A top Wall Street analyst views Bombardier’s pending sale of the CSeries programme to Airbus as a key step in the Canadian manufacturer’s larger plan to exit the commercial aircraft business.
Speaking to the Pacific Northwest Aviation Alliance conference near Seattle on 13 February, Merrill Lynch senior equity analyst Ron Epstein traced the agreement to the hiring of chief executive Alain Bellemare in February 2015.
“When the new management team came in place, one of their goals was to, how do I say, de-leverage the company from its reliance on commercial aviation. They quickly put Bombardier on a path to become a transportation and business jet company,” Epstein says.

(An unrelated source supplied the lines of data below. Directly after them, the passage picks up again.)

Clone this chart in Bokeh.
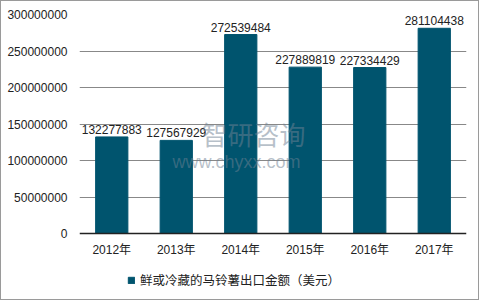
from bokeh.plotting import figure
from bokeh.models import (FactorRange, ColumnDataSource, Legend, LegendItem, Label,
                          NumeralTickFormatter, FixedTicker, Span, Range1d)
from bokeh.core.properties import value
from bokeh.embed import file_html
from bokeh.resources import INLINE

years = ["2012年", "2013年", "2014年", "2015年", "2016年", "2017年"]
values = [132277883, 127567929, 272539484, 227889819, 227334429, 281104438]
series_name = "鲜或冷藏的马铃薯出口金额（美元）"
y_ticks = [0, 50000000, 100000000, 150000000, 200000000, 250000000, 300000000]

FONT = "Liberation Sans, Arial, Noto Sans CJK SC"
BAR = "#00546E"
TEXT = "#222222"

# plot geometry: value area is 219px tall, with 65px below zero for the
# category labels and the legend
Y_MAX = 300000000
AREA_PX, BELOW_PX = 219, 65
y_min = -Y_MAX * BELOW_PX / AREA_PX

src = ColumnDataSource(dict(x=years, top=values, label=[str(v) for v in values],
                            base=[0] * len(years)))

p = figure(frame_width=387, frame_height=AREA_PX + BELOW_PX,
           x_range=FactorRange(factors=years), y_range=Range1d(y_min, Y_MAX),
           output_backend="svg", toolbar_location=None,
           min_border_left=78, min_border_right=12, min_border_top=13, min_border_bottom=1)
p.styles = {"border": "1px solid #9a9a9a"}
p.outline_line_color = None

r = p.vbar(x="x", top="top", bottom="base", width=0.5, source=src, color=BAR)
p.text(x="x", y="top", text="label", source=src, text_align="center",
       text_baseline="bottom", y_offset=-3, text_font_size="12px",
       text_font=value(FONT), text_color=TEXT)

# category labels under the zero line
p.text(x="x", y="base", text="x", source=src, text_align="center",
       text_baseline="middle", y_offset=16, text_font_size="12px",
       text_font=value(FONT), text_color=TEXT)
p.add_layout(Span(location=0, dimension="width", line_color=TEXT, line_width=1.5))

p.xaxis.visible = False
p.yaxis.ticker = FixedTicker(ticks=y_ticks)
p.yaxis.formatter = NumeralTickFormatter(format="0")
p.yaxis.axis_line_color = None
p.yaxis.major_tick_line_color = None
p.yaxis.minor_tick_line_color = None
p.yaxis.major_label_text_font = FONT
p.yaxis.major_label_text_font_size = "12px"
p.yaxis.major_label_text_color = TEXT
p.yaxis.major_label_standoff = 6

p.xgrid.grid_line_color = None
p.ygrid.ticker = FixedTicker(ticks=y_ticks[1:])
p.ygrid.grid_line_color = "#888888"
p.ygrid.grid_line_width = 1

legend = Legend(items=[LegendItem(label=series_name, renderers=[r])],
                orientation="horizontal", location=(48, 9),
                label_text_font=FONT, label_text_font_size="12.5px", label_text_color=TEXT,
                glyph_width=8, glyph_height=8, border_line_color=None,
                background_fill_alpha=0, margin=0, padding=4, label_standoff=5)
p.add_layout(legend)

# faint site watermark
p.add_layout(Label(x=122, y=82 + BELOW_PX, x_units="screen", y_units="screen", text="智研咨询",
                   text_font="Noto Sans CJK SC", text_font_size="26px",
                   text_color="#6f8294", text_alpha=0.5))
p.add_layout(Label(x=93, y=62 + BELOW_PX, x_units="screen", y_units="screen", text="www.chyxx.com",
                   text_font="Liberation Sans", text_font_size="18px",
                   text_color="#6f8294", text_alpha=0.5))

open("out.html", "w").write(file_html(p, INLINE))
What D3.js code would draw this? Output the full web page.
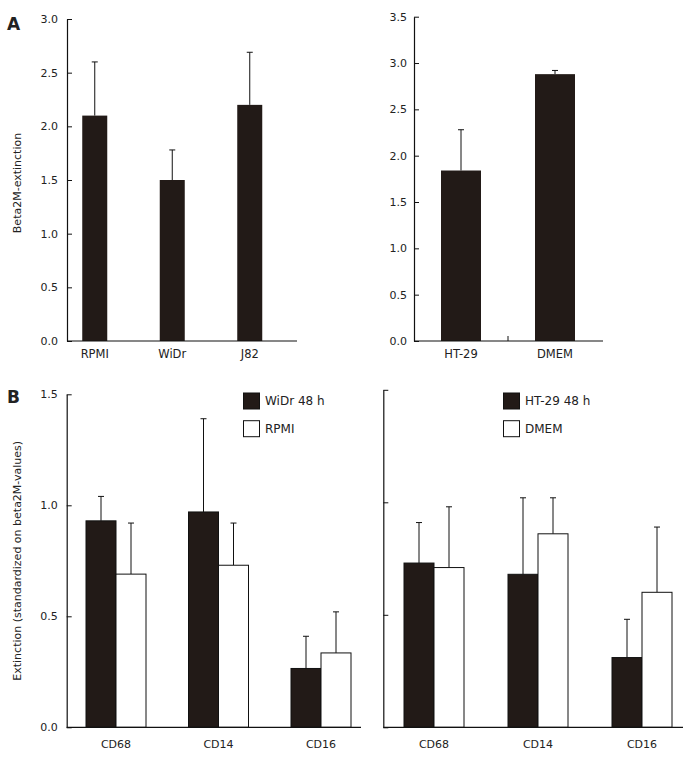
<!DOCTYPE html>
<html>
<head>
<meta charset="utf-8">
<script src="https://cdn.jsdelivr.net/npm/d3@7"></script>
<style>
  html, body { margin: 0; padding: 0; background: #fff; }
  svg text { font-family: "DejaVu Sans", Verdana, sans-serif; fill: #222; }
</style>
</head>
<body>
<svg id="chart" width="692" height="759"></svg>
<script>
// ---------------- DATA ----------------
const aLeftCategories = ["RPMI", "WiDr", "J82"];
const aLeftMeans = [2.10, 1.50, 2.20];
const aLeftErrors = [0.50, 0.28, 0.49];
const aLeftTicks = [0.0, 0.5, 1.0, 1.5, 2.0, 2.5, 3.0];

const aRightCategories = ["HT-29", "DMEM"];
const aRightMeans = [1.84, 2.88];
const aRightErrors = [0.44, 0.04];
const aRightTicks = [0.0, 0.5, 1.0, 1.5, 2.0, 2.5, 3.0, 3.5];

const markers = ["CD68", "CD14", "CD16"];
const bLeftSeriesNames = ["WiDr 48 h", "RPMI"];
const bLeftWiDr = [0.93, 0.97, 0.265];
const bLeftWiDrErr = [0.11, 0.42, 0.145];
const bLeftRPMI = [0.69, 0.73, 0.335];
const bLeftRPMIErr = [0.23, 0.19, 0.185];

const bRightSeriesNames = ["HT-29 48 h", "DMEM"];
const bRightHT29 = [0.73, 0.68, 0.31];
const bRightHT29Err = [0.18, 0.34, 0.17];
const bRightDMEM = [0.71, 0.86, 0.60];
const bRightDMEMErr = [0.27, 0.16, 0.29];
const bTicks = [0.0, 0.5, 1.0, 1.5];

// ---------------- STYLE ----------------
const DARK = "#221a17";
const svg = d3.select("#chart");

function yAxis(g, y, ticks, showLabels, pad) {
  const ax = d3.axisLeft(y).tickValues(ticks).tickSizeInner(-5).tickSizeOuter(0)
    .tickPadding(pad).tickFormat(showLabels ? d3.format(".1f") : () => "");
  g.call(ax);
  g.select(".domain").attr("stroke", "#111").attr("stroke-width", 1.2);
  g.selectAll(".tick line").attr("stroke", "#111");
  g.selectAll(".tick text").attr("font-size", 11).attr("font-family", "DejaVu Sans, Verdana, sans-serif").attr("fill", "#222");
}

function xLine(g, x0, x1, y0) {
  g.append("line").attr("x1", x0).attr("x2", x1).attr("y1", y0).attr("y2", y0)
    .attr("stroke", "#111").attr("stroke-width", 1.2);
}

function errorBar(g, cx, yTop, yMean) {
  g.append("line").attr("x1", cx).attr("x2", cx).attr("y1", yTop).attr("y2", yMean)
    .attr("stroke", "#111").attr("stroke-width", 1);
  g.append("line").attr("x1", cx - 3).attr("x2", cx + 3).attr("y1", yTop).attr("y2", yTop)
    .attr("stroke", "#111").attr("stroke-width", 1);
}

// ---------------- PANEL A LEFT ----------------
{
  const g = svg.append("g");
  const y = d3.scaleLinear().domain([0, 3]).range([341, 19]);
  const x = d3.scalePoint().domain(aLeftCategories).range([56, 288.5]).padding(0.5);
  const bw = 25;
  aLeftCategories.forEach((c, i) => {
    errorBar(g, x(c), y(aLeftMeans[i] + aLeftErrors[i]), y(aLeftMeans[i]));
    g.append("rect").attr("x", x(c) - bw / 2).attr("y", y(aLeftMeans[i]))
      .attr("width", bw).attr("height", y(0) - y(aLeftMeans[i])).attr("fill", DARK);
    g.append("text").attr("x", x(c)).attr("y", 358).attr("text-anchor", "middle")
      .attr("font-size", 11.5).text(c);
  });
  xLine(g, 67, 297, y(0));
  yAxis(g.append("g").attr("transform", "translate(67,0)"), y, aLeftTicks, true, 9);
  g.append("text").attr("transform", `translate(21,${(y(0) + y(3)) / 2 + 3}) rotate(-90)`)
    .attr("text-anchor", "middle").attr("font-size", 11).text("Beta2M-extinction");
  g.append("text").attr("x", 7).attr("y", 30).attr("font-size", 17).attr("font-weight", "bold")
    .attr("font-family", "Liberation Sans, Arial, sans-serif").attr("fill", "#111").text("A");
}

// ---------------- PANEL A RIGHT ----------------
{
  const g = svg.append("g");
  const y = d3.scaleLinear().domain([0, 3.5]).range([341, 16.7]);
  const x = d3.scalePoint().domain(aRightCategories).range([414, 602]).padding(0.5);
  const bw = 40;
  aRightCategories.forEach((c, i) => {
    errorBar(g, x(c), y(aRightMeans[i] + aRightErrors[i]), y(aRightMeans[i]));
    g.append("rect").attr("x", x(c) - bw / 2).attr("y", y(aRightMeans[i]))
      .attr("width", bw).attr("height", y(0) - y(aRightMeans[i])).attr("fill", DARK);
    g.append("text").attr("x", x(c)).attr("y", 358).attr("text-anchor", "middle")
      .attr("font-size", 11.5).text(c);
  });
  xLine(g, 414, 603, y(0));
  const mid = (x(aRightCategories[0]) + x(aRightCategories[1])) / 2;
  g.append("line").attr("x1", mid).attr("x2", mid).attr("y1", y(0)).attr("y2", y(0) - 5)
    .attr("stroke", "#111");
  yAxis(g.append("g").attr("transform", "translate(414,0)"), y, aRightTicks, true, 7);
}

// ---------------- PANEL B ----------------
function groupedPanel(opts) {
  const g = svg.append("g");
  const y = d3.scaleLinear().domain([0, 1.5]).range([727.3, opts.yTop]);
  const x0 = d3.scalePoint().domain(markers).range(opts.xRange).padding(0.5);
  const bw = 30;
  const series = [
    { vals: opts.s1, errs: opts.s1e, fill: DARK, off: -bw },
    { vals: opts.s2, errs: opts.s2e, fill: "#fff", off: 0 }
  ];
  series.forEach(s => {
    markers.forEach((m, i) => {
      const bx = x0(m) + s.off;
      errorBar(g, bx + bw / 2, y(s.vals[i] + s.errs[i]), y(s.vals[i]));
      g.append("rect").attr("x", bx).attr("y", y(s.vals[i]))
        .attr("width", bw).attr("height", y(0) - y(s.vals[i]))
        .attr("fill", s.fill).attr("stroke", "#111").attr("stroke-width", 1);
    });
  });
  markers.forEach(m => {
    g.append("text").attr("x", x0(m)).attr("y", 748).attr("text-anchor", "middle")
      .attr("font-size", 11).text(m);
  });
  xLine(g, opts.axisX, opts.axisEnd, y(0));
  yAxis(g.append("g").attr("transform", `translate(${opts.axisX},0)`), y, bTicks, opts.labels, 9);
  // legend
  const lg = g.append("g").attr("transform", `translate(${opts.legendX},392.5)`);
  opts.names.forEach((n, i) => {
    lg.append("rect").attr("x", 0.5).attr("y", i * 27.7 + 0.5).attr("width", 16).attr("height", 16)
      .attr("fill", i === 0 ? DARK : "#fff").attr("stroke", "#111");
    lg.append("text").attr("x", 22).attr("y", i * 27.7 + 12.5).attr("font-size", 12).text(n);
  });
  return y;
}

const yB = groupedPanel({
  yTop: 394.3, xRange: [64.75, 372.25], axisX: 66.7, axisEnd: 361,
  s1: bLeftWiDr, s1e: bLeftWiDrErr, s2: bLeftRPMI, s2e: bLeftRPMIErr,
  names: bLeftSeriesNames, legendX: 243, labels: true
});
svg.append("text").attr("transform", `translate(21,${(yB(0) + yB(1.5)) / 2}) rotate(-90)`)
  .attr("text-anchor", "middle").attr("font-size", 11)
  .text("Extinction (standardized on beta2M-values)");
svg.append("text").attr("x", 7).attr("y", 403).attr("font-size", 17).attr("font-weight", "bold")
  .attr("font-family", "Liberation Sans, Arial, sans-serif").attr("fill", "#111").text("B");

groupedPanel({
  yTop: 389.8, xRange: [382, 694], axisX: 383.3, axisEnd: 683,
  s1: bRightHT29, s1e: bRightHT29Err, s2: bRightDMEM, s2e: bRightDMEMErr,
  names: bRightSeriesNames, legendX: 503, labels: false
});
</script>
</body>
</html>
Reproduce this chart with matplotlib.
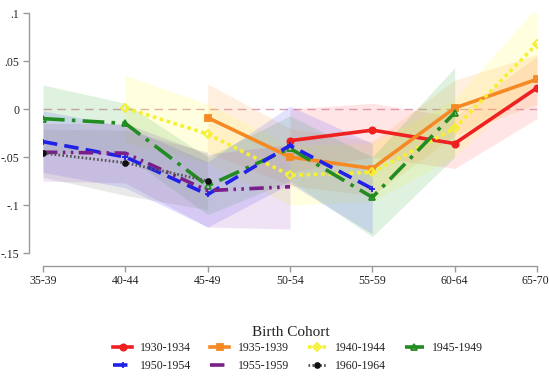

“My expectation is, if you roll the clock forward that’s what we’ll see from Bombardier,” he adds.
In October, Airbus agreed to acquire a 50.01% stake in the CSeries joint venture in a non-cash transaction. Airbus and Bombardier expect the deal to close in the second half of this year, if approved by anti-trust authorities.
The partnership was proposed two years after Bombardier narrowly avoided bankruptcy, with its ambitious CSeries programme over-budget, behind schedule and struggling to attract orders.
After ushering the CS100 and CS300 into service and closing two loss-making orders in 2016, Bombardier continued to struggle with ramping up production, delivering only half of the originally planned 35 deliveries in 2017.
Bombardier continues to sell the Q400 turboprop and CRJ900 regional jets to airlines, but the company has proposed no new commercial products to replace them.
Airbus did not pay Bombardier cash for the majority stake in the CSeries, but the partnership between the two companies may provide other benefits, Epstein says.
Bombardier’s aerostructures plant in Belfast has been selected to build engine nacelles for the Airbus A320neo, he says.